I’d been planning on getting myself in early September to the Far North industrial city of Norilsk. I’d a chock-full itinerary planned, including giving speeches, business meetings with the management of our highly esteemed customer, plus of course a spot of tourism: checking out the main natural must-see of the region: Putorana Plateau.
At least, like I say: that was the plan. But then Kamchatka-2018 put paid to all that – six weeks with a leg in plaster. So I had to put the trip off. But only I had to postpone it: all the others in our delegation still went. And they had a whale of a time, by all accounts.
Well one of those accounts I’ll give you here: that of D.Z., one of my most-regular travel companions. Herewith, his short essay,plus photos.

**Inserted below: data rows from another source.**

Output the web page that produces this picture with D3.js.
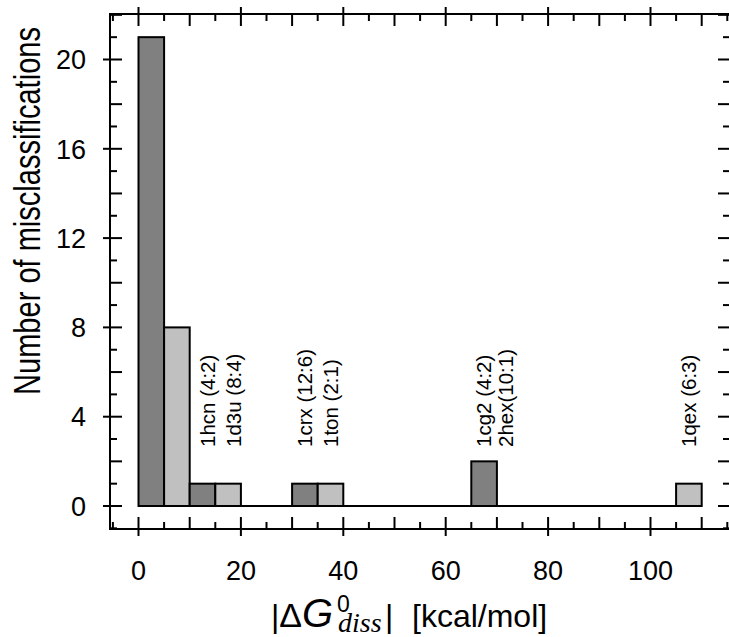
<meta charset="utf-8">
<html lang="en">
<head>
    <meta charset="utf-8">
    <style>
        body { margin: 0; background: #fff; }
        svg { display: block; }
        text { font-family: "Liberation Sans", Arial, sans-serif; fill: #000; }
    </style>
</head>
<body>
    <div id="my_dataviz"></div>
    <script src="https://d3js.org/d3.v7.min.js"></script>
    <script>
        // histogram bins (kcal/mol) and counts
        var binStart = [0, 5, 10, 15, 30, 35, 65, 105];
        var binEnd = [5, 10, 15, 20, 35, 40, 70, 110];
        var counts = [21, 8, 1, 1, 1, 1, 2, 1];
        var shade = ["dark", "light", "dark", "light", "dark", "light", "dark", "light"];

        // complex labels and where they sit along x
        var labelText = ["1hcn (4:2)", "1d3u (8:4)", "1crx (12:6)", "1ton (2:1)", "1cg2 (4:2)", "2hex(10:1)", "1qex (6:3)"];
        var labelX = [13.5, 18.6, 32.4, 37.6, 67.5, 71.8, 107.5];

        var xTicks = [0, 20, 40, 60, 80, 100];
        var yTicks = [0, 4, 8, 12, 16, 20];

        var W = 729, H = 637;
        var frame = { left: 110, top: 14, right: 730, bottom: 529 };

        var svg = d3.select("#my_dataviz")
            .append("svg")
            .attr("width", W)
            .attr("height", H);

        var x = d3.scaleLinear().domain([0, 100]).range([138.5, 650.5]);
        var y = d3.scaleLinear().domain([0, 20]).range([506, 59.5]);

        var xMin = x.invert(frame.left), xMax = x.invert(frame.right);
        var yMin = y.invert(frame.bottom), yMax = y.invert(frame.top);

        var color = { dark: "#808080", light: "#c0c0c0" };

        // baseline at zero
        svg.append("line")
            .attr("x1", x(0)).attr("x2", x(110))
            .attr("y1", y(0)).attr("y2", y(0))
            .attr("stroke", "#000").attr("stroke-width", 2);

        // bars
        svg.selectAll("rect.bar")
            .data(counts)
            .enter()
            .append("rect")
            .attr("class", "bar")
            .attr("x", function (d, i) { return x(binStart[i]) })
            .attr("width", function (d, i) { return x(binEnd[i]) - x(binStart[i]) })
            .attr("y", function (d) { return y(d) })
            .attr("height", function (d) { return y(0) - y(d) })
            .attr("fill", function (d, i) { return color[shade[i]] })
            .attr("stroke", "#000")
            .attr("stroke-width", 2);

        // frame
        svg.append("rect")
            .attr("x", frame.left).attr("y", frame.top)
            .attr("width", frame.right - frame.left)
            .attr("height", frame.bottom - frame.top)
            .attr("fill", "none").attr("stroke", "#000").attr("stroke-width", 2);

        // ticks: long ones cross the frame, others sit inside
        var ticks = svg.append("g").attr("stroke", "#000").attr("stroke-width", 2);
        d3.range(Math.ceil(xMin / 5) * 5, xMax, 5).forEach(function (v) {
            var kind = v % 20 === 0 ? "long" : (v % 10 === 0 ? "mid" : "minor");
            var inner = kind === "minor" ? 7 : 12;
            var outer = kind === "long" ? 7 : 0;
            ticks.append("line").attr("x1", x(v)).attr("x2", x(v))
                .attr("y1", frame.bottom + outer).attr("y2", frame.bottom - inner);
            ticks.append("line").attr("x1", x(v)).attr("x2", x(v))
                .attr("y1", frame.top - outer).attr("y2", frame.top + inner);
        });
        d3.range(Math.ceil(yMin), yMax, 1).forEach(function (v) {
            var kind = v % 4 === 0 ? "long" : (v % 2 === 0 ? "mid" : "minor");
            var inner = kind === "minor" ? 7 : 12;
            var outer = kind === "long" ? 7 : 0;
            ticks.append("line").attr("y1", y(v)).attr("y2", y(v))
                .attr("x1", frame.left - outer).attr("x2", frame.left + inner);
            ticks.append("line").attr("y1", y(v)).attr("y2", y(v))
                .attr("x1", frame.right + outer).attr("x2", frame.right - inner);
        });

        // tick labels
        svg.selectAll("text.xt")
            .data(xTicks)
            .enter()
            .append("text")
            .attr("class", "xt")
            .attr("x", function (d) { return x(d) })
            .attr("y", 580)
            .attr("text-anchor", "middle")
            .style("font-size", "27px")
            .text(function (d) { return d });

        svg.selectAll("text.yt")
            .data(yTicks)
            .enter()
            .append("text")
            .attr("class", "yt")
            .attr("x", 86)
            .attr("y", function (d) { return y(d) })
            .attr("dy", "0.36em")
            .attr("text-anchor", "end")
            .style("font-size", "27px")
            .text(function (d) { return d });

        // rotated complex labels
        svg.selectAll("text.lab")
            .data(labelText)
            .enter()
            .append("text")
            .attr("class", "lab")
            .attr("transform", function (d, i) { return "translate(" + x(labelX[i]) + ",447) rotate(-90)" })
            .attr("dy", "0.35em")
            .style("font-size", "20.5px")
            .text(function (d) { return d });

        // y axis title (glyphs drawn narrow as in the original)
        svg.append("text")
            .attr("transform", "translate(40,211) rotate(-90) scale(0.785,1)")
            .attr("text-anchor", "middle")
            .style("font-size", "37px")
            .text("Number of misclassifications");

        // x axis title, split so the super/subscripts stack over each other
        var ty = 627;
        var xt = svg.append("text")
            .attr("x", 271)
            .attr("y", ty)
            .style("font-size", "32px");
        xt.append("tspan").text("|");
        xt.append("tspan").style("font-size", "34px").text("\u0394");
        xt.append("tspan").style("font-size", "40px").style("font-style", "italic").text("G");
        svg.append("text")
            .attr("x", 337).attr("y", 612)
            .style("font-size", "23px").text("0");
        svg.append("text")
            .attr("x", 338).attr("y", 632)
            .style("font-family", "'Liberation Serif', 'Times New Roman', serif")
            .style("font-style", "italic").style("font-size", "28px").text("diss");
        svg.append("text")
            .attr("x", 385).attr("y", ty)
            .style("font-size", "32px")
            .text("|");
        svg.append("text")
            .attr("x", 412).attr("y", ty)
            .style("font-size", "32px")
            .text("[kcal/mol]");
    </script>
</body>
</html>
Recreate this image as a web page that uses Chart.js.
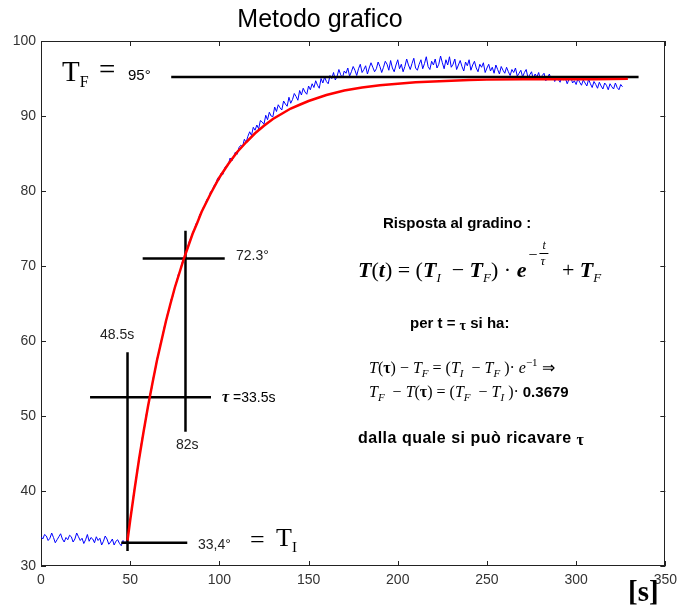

(Note (from me): Unfortunately there are no pics of Putorana. Much like what happened most of the time this summer in Kamchatka, the weather turned real bad – not fit for flying. So there was to be no helicopter flight to the Siberian Traps, which incidentally came about around 250 million years ago as the result of a mega volcanic eruption. Btw: that eruption was one of the most global geo-catastrophes this planet of ours has ever seen: it changed its climate, and brought the Paleozoic Era to a close while ushering in that of the Mesozoic and its all its dinosaurs. Remnants of that prehistoric cataclysm can today be found around 100 kilometers from Norilsk, but are rarely accessible to tourists due to the habitually terrible weather conditions above the Arctic Circle. Oh well: next time…
For someone who’s never been to Norilsk, the place is a mere city in the Far North of Russia. However, a taxi ride from its airport around the territory and to its downtown changes this visualization: Norilsk is a more than a mere city; it’s a whole industrial district (one of its official titles is the ‘Norilsk Industrial District’), which covers the wide expanse of land from the Yenisei River to the Putorana Plateau. And its residential neighborhoods – with a population totaling nearly 200,000 – dot this industrial landscape to almost resemble oases.